The ACCC has indicated that consistent with concerns in the EU, they are looking at how much consumers understand about how their personal data is being collected and how this information is being used.
The ACCC has also indicated it’s looking at how the platforms use algorithms to choose how they deliver content to their users.
The Commission has been taking submissions and holding public and stakeholder forums. We’re a way off knowing the outcome of the review, but it’s proving to be an interesting conversation.
The interim report is due to be released by the end of the year, with the final report in June next year.
The way content is created, distributed and consumed may be changing, but one thing remains the same—consumers will continue to demand more and more quality content.

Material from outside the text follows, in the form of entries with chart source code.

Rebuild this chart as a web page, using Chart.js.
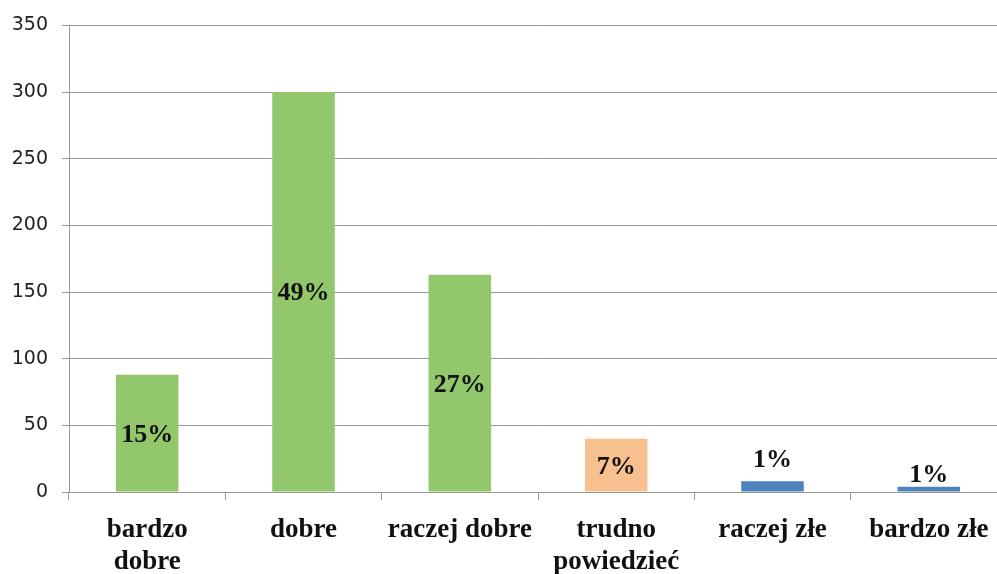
<!DOCTYPE html>
<html>
<head>
<meta charset="utf-8">
<script src="https://cdn.jsdelivr.net/npm/chart.js@4/dist/chart.umd.min.js"></script>
<style>
  html, body { margin: 0; padding: 0; background: #fff; overflow: hidden; }
  #wrap { position: relative; width: 1008px; height: 574px; }
</style>
</head>
<body>
<div id="wrap"><canvas id="c"></canvas></div>
<script>
const categories = [['bardzo', 'dobre'], 'dobre', 'raczej dobre', ['trudno', 'powiedzieć'], 'raczej złe', 'bardzo złe'];
const values = [88, 300, 163, 40, 8, 4];
const percentLabels = ['15%', '49%', '27%', '7%', '1%', '1%'];
const barColors = ['#92C86B', '#92C86B', '#92C86B', '#F9C08F', '#4F83BF', '#4F83BF'];
const yTicks = { min: 0, max: 350, step: 50 };

const labelPlugin = {
  id: 'barLabels',
  afterDatasetsDraw(chart, args, opts) {
    const ctx = chart.ctx;
    const meta = chart.getDatasetMeta(0);
    ctx.save();
    ctx.font = opts.font;
    ctx.fillStyle = opts.color;
    ctx.textAlign = 'center';
    ctx.textBaseline = 'middle';
    meta.data.forEach((bar, i) => {
      const h = bar.base - bar.y;
      let y;
      if (h > 30) {
        y = (bar.y + bar.base) / 2 + 2;
      } else {
        y = bar.y - opts.aboveOffsets[i];
      }
      ctx.fillText(percentLabels[i], bar.x, y);
    });
    ctx.restore();
  }
};

new Chart(document.getElementById('c'), {
  type: 'bar',
  data: {
    labels: categories,
    datasets: [{
      data: values,
      backgroundColor: barColors,
      borderWidth: 0,
      barPercentage: 0.40,
      categoryPercentage: 1.0
    }]
  },
  options: {
    responsive: true,
    maintainAspectRatio: false,
    animation: false,
    devicePixelRatio: 1,
    layout: { padding: { top: 24, right: 1, bottom: 0, left: 0 } },
    plugins: {
      legend: { display: false },
      tooltip: { enabled: false },
      barLabels: {
        font: 'bold 26px "Liberation Serif"',
        color: '#111',
        aboveOffsets: [0, 0, 0, 0, 21, 11]
      }
    },
    scales: {
      x: {
        grid: {
          offset: true,
          drawOnChartArea: false,
          drawTicks: true,
          tickLength: 8,
          color: '#999'
        },
        border: { color: '#999', width: 1 },
        ticks: {
          color: '#111',
          font: { family: '"Liberation Serif"', size: 27, weight: 'bold', lineHeight: 1.15 },
          maxRotation: 0,
          autoSkip: false,
          padding: 15
        },
        afterFit(scale) { scale.height = 82; }
      },
      y: {
        min: yTicks.min,
        max: yTicks.max,
        grid: {
          color: '#999',
          tickLength: 7
        },
        border: { color: '#999', width: 1 },
        ticks: {
          stepSize: yTicks.step,
          color: '#222',
          font: { family: '"DejaVu Sans"', size: 19 },
          padding: 14
        },
        afterFit(scale) { scale.width = 69; }
      }
    }
  },
  plugins: [labelPlugin]
});
</script>
</body>
</html>
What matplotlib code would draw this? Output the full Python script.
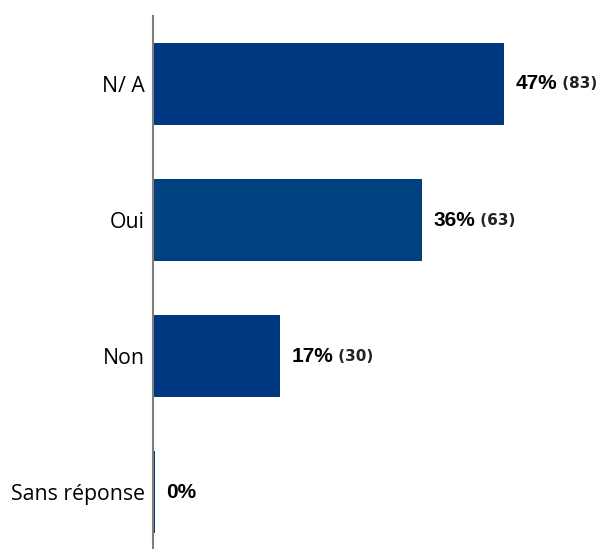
import matplotlib.pyplot as plt
import numpy as np

categories = ["N/ A", "Oui", "Non", "Sans réponse"]
percents = [47, 36, 17, 0.3]
pct_labels = ["47%", "36%", "17%", "0%"]
counts = ["(83)", "(63)", "(30)", ""]
colors = ["#003781", "#00427f", "#003781", "#003781"]

fig = plt.figure(figsize=(6, 5.5), dpi=100)
ax = fig.add_axes([0.255, 0.0036, 0.745, 0.9676])

y = np.arange(len(categories))
ax.barh(y, percents, height=0.6, color=colors)
ax.set_xlim(0, 59.8)
ax.set_ylim(3.41, -0.5)

ax.set_yticks(y)
ax.set_yticklabels(categories, fontfamily="Open Sans", fontsize=15.3)
ax.tick_params(axis="y", length=0, pad=6)
ax.set_xticks([])

for s in ["top", "right", "bottom"]:
    ax.spines[s].set_visible(False)
ax.spines["left"].set_color("#7f7f7f")
ax.spines["left"].set_linewidth(1.5)

for yi, p, lab, c in zip(y, percents, pct_labels, counts):
    t = ax.annotate(lab, (p, yi), xytext=(8, 0), textcoords="offset points",
                    va="center", ha="left", fontsize=15, fontweight="bold",
                    fontfamily="Liberation Sans")
    if c:
        ax.annotate(" " + c, (1, 0.5), xycoords=t, va="center", ha="left",
                    fontsize=11, fontweight="bold", fontfamily="DejaVu Sans",
                    color="#222222")

fig.savefig("out.png", dpi=100)
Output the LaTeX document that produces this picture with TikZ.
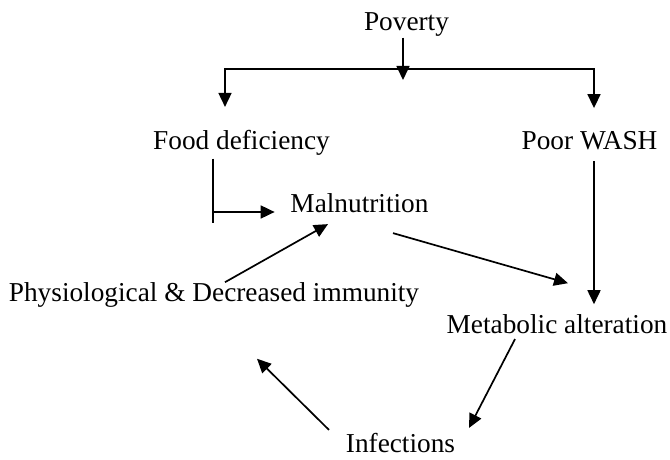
\documentclass[tikz,border=0pt]{standalone}
\usepackage{fontspec}
\setmainfont{Liberation Serif}
\usetikzlibrary{arrows.meta}
\begin{document}
\begin{tikzpicture}[x=1pt, y=1pt, >={Triangle[length=14pt,width=13pt]}, line width=1.7pt,
    lbl/.style={font=\fontsize{27.3}{31}\selectfont, inner sep=0pt, anchor=base}]
    \useasboundingbox (0,0) rectangle (670,459);

    % ===== causes =====
    \node[lbl] (pov)  at (406.5,428) {Poverty};
    \node[lbl] (food) at (241.5,309) {Food deficiency};
    \node[lbl] (wash) at (589.5,309) {Poor WASH};
    \coordinate (bus) at (403,390);

    % ===== cycle =====
    \node[lbl] (mal)  at (359.5,247) {Malnutrition};
    \node[lbl] (phys) at (214,158)   {Physiological \& Decreased immunity};
    \node[lbl] (met)  at (557,126)   {Metabolic alteration};
    \node[lbl] (inf)  at (400.5,7)   {Infections};

    % poverty splits into the two branches
    \draw[->] ([xshift=-3.5pt]pov.south) -- ([yshift=-11pt]bus);
    \draw[<->] ([shift={(-16.5pt,23pt)}]food.north) |- (bus) -| ([shift={(4.5pt,23pt)}]wash.north);

    % food deficiency -> malnutrition
    \coordinate (fdk) at ([xshift=-28.5pt]food.south |- mal.base);
    \draw ([xshift=-28.5pt,yshift=-2pt]food.south) -- ([yshift=-11pt]fdk);
    \draw[->] (fdk) -- ([xshift=-15pt]mal.base west);

    % poor WASH -> metabolic alteration
    \draw[->] ([shift={(4.5pt,-10pt)}]wash.south) -- ([shift={(37pt,9pt)}]met.north);

    \draw[->] ([shift={(11pt,-1pt)}]phys.north) -- ([shift={(-31.5pt,-11pt)}]mal.south);
    \draw[->] ([shift={(33.5pt,-20pt)}]mal.south) -- ([shift={(11pt,30pt)}]met.north);
    \draw[->] ([shift={(-42pt,-5pt)}]met.south) -- ([shift={(68.5pt,4pt)}]inf.north);
    \draw[->] ([shift={(-71.5pt,2pt)}]inf.north) -- ([shift={(43pt,-51pt)}]phys.south);
\end{tikzpicture}
\end{document}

And audiences will expect that content will conform with some form of community standards.
This is challenging our traditional regulatory models.
As regulators we need to be flexible enough to make sure our systems adapt as market and consumer-needs evolve.
We need to look outwards to remain informed about global markets and consumer trends and engage with international partners so that we can learn about and share solutions to common problems.
And while it’s important to regulate the emerging harms and market inefficiencies, we must not overreact. We ought not lose sight of the need to support innovation and industry.
This forum has been a great opportunity to learn about the approaches we are taking to address the challenges of today and tomorrow.
I look forward to the panel session to come.